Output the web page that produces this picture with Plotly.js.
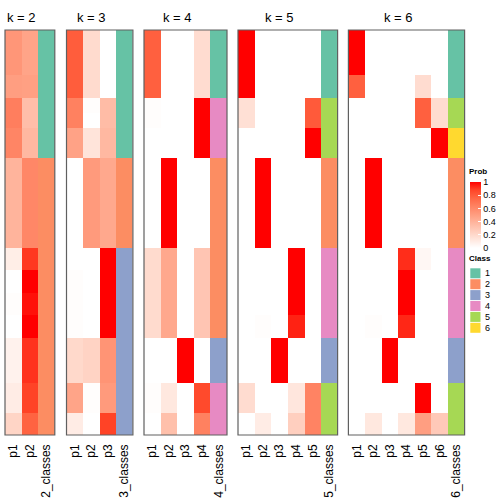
<!DOCTYPE html>
<html><head><meta charset="utf-8">
<script src="https://cdn.plot.ly/plotly-3.0.1.min.js"></script>
<style>html,body{margin:0;padding:0;background:#fff}#chart{width:504px;height:504px}</style>
</head><body><div id="chart"></div>
<script>
// ---------- data ----------
const classColors = ['#66C2A5','#FC8D62','#8DA0CB','#E78AC3','#A6D854','#FFD92F'];
const classLabels = ['1','2','3','4','5','6'];
const probTicks = [0, 0.2, 0.4, 0.6, 0.8, 1];
const probTickText = ['0','0.2','0.4','0.6','0.8','1'];
const kValues = [2, 3, 4, 5, 6];

// 54 samples (rows, top to bottom)
const k2_p1 = [.54,.54,.54,.54,.54,.54, .50,.50,.50, .65,.65,.65,.65, .62,.62,.62,.62,
  .39,.39,.39,.39,.39,.39,.39,.39,.39,.39,.39,.39, .09,.09,.09, 0,0,0, .01,.01,.01, 0,0,0,
  .07,.07,.07,.07,.07,.07, .10,.10,.10,.10, .22,.22,.22];
const k2_p2 = [.47,.47,.47,.47,.47,.47, .49,.49,.49, .34,.34,.34,.34, .37,.37,.37,.37,
  .61,.61,.61,.61,.61,.61,.61,.61,.61,.61,.61,.61, .90,.90,.90, 1,1,1, .97,.97,.97, 1,1,1,
  .91,.91,.91,.91,.91,.91, .88,.88,.88,.88, .77,.77,.77];
const k2_class = [1,1,1,1,1,1, 1,1,1, 1,1,1,1, 1,1,1,1,
  2,2,2,2,2,2,2,2,2,2,2,2, 2,2,2, 2,2,2, 2,2,2, 2,2,2, 2,2,2,2,2,2, 2,2,2,2, 2,2,2];

const k3_p1 = [.79,.79,.79,.79,.79,.79, .79,.79,.79, .64,.64,.64,.64, .48,.48,.48,.48,
  0,0,0,0,0,0,0,0,0,0,0,0, 0,0,0, .01,.01,.01, .01,.01,.01, .01,.01,.01,
  .20,.20,.20,.20,.20,.20, .47,.47,.47,.47, .10,.10,.10];
const k3_p2 = [.19,.19,.19,.19,.19,.19, .19,.19,.19, .01,.01,0,0, .14,.14,.14,.14,
  .52,.52,.52,.52,.52,.52,.52,.52,.52,.52,.52,.52, 0,0,0, 0,0,0, 0,0,0, 0,0,0,
  .23,.23,.23,.23,.23,.23, .01,.01,.01,.01, 0,0,0];
const k3_p3 = [0,0,0,0,0,0, 0,0,0, .35,.35,.35,.35, .37,.37,.37,.37,
  .45,.45,.45,.45,.45,.45,.45,.45,.45,.45,.45,.45, 1,1,1, 1,1,1, 1,1,1, 1,1,1,
  .55,.55,.55,.55,.55,.55, .52,.52,.52,.52, .88,.88,.88];
const k3_class = [1,1,1,1,1,1, 1,1,1, 1,1,1,1, 1,1,1,1,
  2,2,2,2,2,2,2,2,2,2,2,2, 3,3,3, 3,3,3, 3,3,3, 3,3,3, 3,3,3,3,3,3, 3,3,3,3, 3,3,3];

const k4_p1 = [.78,.78,.78,.78,.78,.78, .78,.78,.78, .01,.01,.01,.01, 0,0,0,0,
  0,0,0,0,0,0,0,0,0,0,0,0, .19,.19,.19, .19,.19,.19, .19,.19,.19, .19,.19,.19,
  0,0,0,0,0,0, .01,.01,.01,.01, 0,0,0];
const k4_p2 = [0,0,0,0,0,0, 0,0,0, 0,0,0,0, 0,0,0,0,
  1,1,1,1,1,1,1,1,1,1,1,1, .45,.45,.45, .45,.45,.45, .45,.45,.45, .45,.45,.45,
  0,0,0,0,0,0, .12,.12,.12,.12, .33,.33,.33];
const k4_p3 = [0,0,0,0,0,0, 0,0,0, 0,0,0,0, 0,0,0,0,
  0,0,0,0,0,0,0,0,0,0,0,0, 0,0,0, 0,0,0, 0,0,0, 0,0,0,
  1,1,1,1,1,1, 0,0,0,0, 0,0,0];
const k4_p4 = [.18,.18,.18,.18,.18,.18, .18,.18,.18, 1,1,1,1, 1,1,1,1,
  0,0,0,0,0,0,0,0,0,0,0,0, .30,.30,.30, .30,.30,.30, .30,.30,.30, .30,.30,.30,
  0,0,0,0,0,0, .86,.86,.86,.86, .64,.64,.64];
const k4_class = [1,1,1,1,1,1, 1,1,1, 4,4,4,4, 4,4,4,4,
  2,2,2,2,2,2,2,2,2,2,2,2, 2,2,2, 2,2,2, 2,2,2, 2,2,2, 3,3,3,3,3,3, 4,4,4,4, 4,4,4];

const k5_p1 = [1,1,1,1,1,1, 1,1,1, .16,.16,.16,.16, 0,0,0,0,
  0,0,0,0,0,0,0,0,0,0,0,0, 0,0,0, 0,0,0, 0,0,0, 0,0,0,
  0,0,0,0,0,0, .18,.18,.18,.18, 0,0,0];
const k5_p2 = [0,0,0,0,0,0, 0,0,0, 0,0,0,0, 0,0,0,0,
  1,1,1,1,1,1,1,1,1,1,1,1, 0,0,0, 0,0,0, 0,0,0, .01,.01,.01,
  0,0,0,0,0,0, 0,0,0,0, .10,.10,.10];
const k5_p3 = [0,0,0,0,0,0, 0,0,0, 0,0,0,0, 0,0,0,0,
  0,0,0,0,0,0,0,0,0,0,0,0, 0,0,0, 0,0,0, 0,0,0, 0,0,0,
  1,1,1,1,1,1, 0,0,0,0, 0,0,0];
const k5_p4 = [0,0,0,0,0,0, 0,0,0, 0,0,0,0, 0,0,0,0,
  0,0,0,0,0,0,0,0,0,0,0,0, 1,1,1, 1,1,1, 1,1,1, .94,.94,.94,
  0,0,0,0,0,0, .13,.13,.13,.13, .25,.25,.25];
const k5_p5 = [0,0,0,0,0,0, 0,0,0, .80,.80,.80,.80, 1,1,1,1,
  0,0,0,0,0,0,0,0,0,0,0,0, 0,0,0, 0,0,0, 0,0,0, 0,0,0,
  0,0,0,0,0,0, .63,.63,.63,.63, .63,.63,.63];
const k5_class = [1,1,1,1,1,1, 1,1,1, 5,5,5,5, 5,5,5,5,
  2,2,2,2,2,2,2,2,2,2,2,2, 4,4,4, 4,4,4, 4,4,4, 4,4,4, 3,3,3,3,3,3, 5,5,5,5, 5,5,5];

const k6_p1 = [1,1,1,1,1,1, .78,.78,.78, 0,0,0,0, 0,0,0,0,
  0,0,0,0,0,0,0,0,0,0,0,0, 0,0,0, 0,0,0, 0,0,0, 0,0,0,
  0,0,0,0,0,0, 0,0,0,0, 0,0,0];
const k6_p2 = [0,0,0,0,0,0, 0,0,0, 0,0,0,0, 0,0,0,0,
  1,1,1,1,1,1,1,1,1,1,1,1, 0,0,0, 0,0,0, 0,0,0, .01,.01,.01,
  0,0,0,0,0,0, 0,0,0,0, .12,.12,.12];
const k6_p3 = [0,0,0,0,0,0, 0,0,0, 0,0,0,0, 0,0,0,0,
  0,0,0,0,0,0,0,0,0,0,0,0, 0,0,0, 0,0,0, 0,0,0, 0,0,0,
  1,1,1,1,1,1, 0,0,0,0, 0,0,0];
const k6_p4 = [0,0,0,0,0,0, 0,0,0, 0,0,0,0, 0,0,0,0,
  0,0,0,0,0,0,0,0,0,0,0,0, .92,.92,.92, 1,1,1, 1,1,1, .93,.93,.93,
  0,0,0,0,0,0, 0,0,0,0, .12,.12,.12];
const k6_p5 = [0,0,0,0,0,0, .18,.18,.18, .78,.78,.78,.78, 0,0,0,0,
  0,0,0,0,0,0,0,0,0,0,0,0, .04,.04,.04, 0,0,0, 0,0,0, 0,0,0,
  0,0,0,0,0,0, 1,1,1,1, .50,.50,.50];
const k6_p6 = [0,0,0,0,0,0, 0,0,0, .18,.18,.18,.18, 1,1,1,1,
  0,0,0,0,0,0,0,0,0,0,0,0, 0,0,0, 0,0,0, 0,0,0, 0,0,0,
  0,0,0,0,0,0, 0,0,0,0, .28,.28,.28];
const k6_class = [1,1,1,1,1,1, 1,1,1, 5,5,5,5, 6,6,6,6,
  2,2,2,2,2,2,2,2,2,2,2,2, 4,4,4, 4,4,4, 4,4,4, 4,4,4, 3,3,3,3,3,3, 5,5,5,5, 5,5,5];

const panels = [
  {k: 2, probs: [k2_p1, k2_p2], cls: k2_class},
  {k: 3, probs: [k3_p1, k3_p2, k3_p3], cls: k3_class},
  {k: 4, probs: [k4_p1, k4_p2, k4_p3, k4_p4], cls: k4_class},
  {k: 5, probs: [k5_p1, k5_p2, k5_p3, k5_p4, k5_p5], cls: k5_class},
  {k: 6, probs: [k6_p1, k6_p2, k6_p3, k6_p4, k6_p5, k6_p6], cls: k6_class}
];

// ---------- style / layout ----------
const W = 504, H = 504;
const FONT = 'Liberation Sans, Arial, Helvetica, sans-serif';
// white -> red interpolated in LAB space (sampled)
const probScale = [[0,'#FFFFFF'],[0.125,'#FFE7DE'],[0.25,'#FFCFBF'],[0.375,'#FFB7A0'],
  [0.5,'#FF9E81'],[0.625,'#FF8464'],[0.75,'#FF6846'],[0.875,'#FF4628'],[1,'#FF0000']];
const n = classColors.length;
const classScale = [];
classColors.forEach((c, i) => {
  const a = i === 0 ? 0 : (i - 0.5) / (n - 1);
  const b = i === n - 1 ? 1 : (i + 0.5) / (n - 1);
  classScale.push([a, c]); classScale.push([b, c]);
});

const panelLeft = [5, 66.5, 144, 238, 348.4];
const colW = 16.6;
const topPx = 30, botPx = 435;

const traces = [];
const layout = {
  width: W, height: H,
  margin: {l: 0, r: 0, t: 0, b: 0},
  paper_bgcolor: '#fff', plot_bgcolor: '#fff',
  font: {family: FONT, color: '#000'},
  showlegend: false,
  yaxis: {domain: [1 - botPx / H, 1 - topPx / H], range: [53.5, -0.5], showgrid: false,
    zeroline: false, showticklabels: false, ticks: '', showline: false, fixedrange: true},
  shapes: [], annotations: []
};

panels.forEach((p, i) => {
  const xa = i === 0 ? 'x' : 'x' + (i + 1);
  const axKey = i === 0 ? 'xaxis' : 'xaxis' + (i + 1);
  const probNames = p.probs.map((_, j) => 'p' + (j + 1));
  const clsName = p.k + '_classes';
  const allNames = probNames.concat([clsName]);
  const rows = p.cls.map((_, r) => r);
  const left = panelLeft[i], right = left + colW * (p.k + 1);
  layout[axKey] = {
    domain: [left / W, right / W], anchor: 'y', type: 'category',
    categoryorder: 'array', categoryarray: allNames,
    range: [-0.5, p.k + 0.5], showgrid: false, zeroline: false, showline: false,
    ticks: '', tickangle: -90, ticklabelstandoff: 6, automargin: false,
    tickfont: {size: 12, family: FONT, color: '#000'}, fixedrange: true
  };
  traces.push({
    type: 'heatmap', xaxis: xa, yaxis: 'y',
    x: allNames, y: rows,
    z: rows.map(r => p.probs.map(col => col[r]).concat([null])),
    zmin: 0, zmax: 1, colorscale: probScale, hoverinfo: 'skip',
    showscale: i === 0,
    colorbar: {
      x: 470 / W, xanchor: 'left', y: 1 - 182 / H, yanchor: 'top',
      len: 66, lenmode: 'pixels', thickness: 11, thicknessmode: 'pixels',
      outlinewidth: 0, xpad: 0, ypad: 0,
      tickmode: 'array', tickvals: probTicks, ticktext: probTickText,
      ticks: 'inside', ticklen: 3, tickcolor: '#fff',
      tickfont: {size: 9, family: FONT, color: '#000'}
    }
  });
  traces.push({
    type: 'heatmap', xaxis: xa, yaxis: 'y',
    x: allNames, y: rows, z: p.cls.map(c => probNames.map(() => null).concat([c])),
    zmin: 1, zmax: n, colorscale: classScale, showscale: false, hoverinfo: 'skip'
  });
  layout.shapes.push({type: 'rect', xref: xa + ' domain', yref: 'y domain',
    x0: 0, x1: 1, y0: 0, y1: 1, line: {color: '#606060', width: 1.2}, fillcolor: 'rgba(0,0,0,0)'});
  layout.annotations.push({text: 'k = ' + p.k, xref: xa, x: (p.k - 1) / 2,
    yref: 'paper', y: 1 - 18 / H, yanchor: 'middle', xanchor: 'center', showarrow: false,
    font: {size: 13, family: FONT, color: '#000'}});
});

// legends
layout.annotations.push({text: '<b>Prob</b>', xref: 'paper', yref: 'paper',
  x: 468 / W, y: 1 - 171 / H, xanchor: 'left', yanchor: 'middle', showarrow: false,
  borderpad: 0, font: {size: 8, family: FONT, color: '#000'}});
layout.annotations.push({text: '<b>Class</b>', xref: 'paper', yref: 'paper',
  x: 468 / W, y: 1 - 258 / H, xanchor: 'left', yanchor: 'middle', showarrow: false,
  borderpad: 0, font: {size: 8, family: FONT, color: '#000'}});
classColors.forEach((c, i) => {
  const cy = 273.3 + 10.9 * i;
  layout.shapes.push({type: 'rect', xref: 'paper', yref: 'paper',
    x0: 470.3 / W, x1: 480.5 / W, y0: 1 - (cy + 5) / H, y1: 1 - (cy - 5) / H,
    line: {width: 0}, fillcolor: c});
  layout.annotations.push({text: classLabels[i], xref: 'paper', yref: 'paper',
    x: 484 / W, y: 1 - cy / H, xanchor: 'left', yanchor: 'middle', showarrow: false,
    borderpad: 0, font: {size: 9, family: FONT, color: '#000'}});
});

Plotly.newPlot('chart', traces, layout, {staticPlot: true, displayModeBar: false});
</script>
</body></html>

Exercise objective: The lines from the top of the data above through the one holding "const kValues = [2, 3, 4, 5, 6];" are to be repeated exactly, and only those, with no pictures.

The response:
Output the web page that produces this picture with Plotly.js.
<!DOCTYPE html>
<html><head><meta charset="utf-8">
<script src="https://cdn.plot.ly/plotly-3.0.1.min.js"></script>
<style>html,body{margin:0;padding:0;background:#fff}#chart{width:504px;height:504px}</style>
</head><body><div id="chart"></div>
<script>
// ---------- data ----------
const classColors = ['#66C2A5','#FC8D62','#8DA0CB','#E78AC3','#A6D854','#FFD92F'];
const classLabels = ['1','2','3','4','5','6'];
const probTicks = [0, 0.2, 0.4, 0.6, 0.8, 1];
const probTickText = ['0','0.2','0.4','0.6','0.8','1'];
const kValues = [2, 3, 4, 5, 6];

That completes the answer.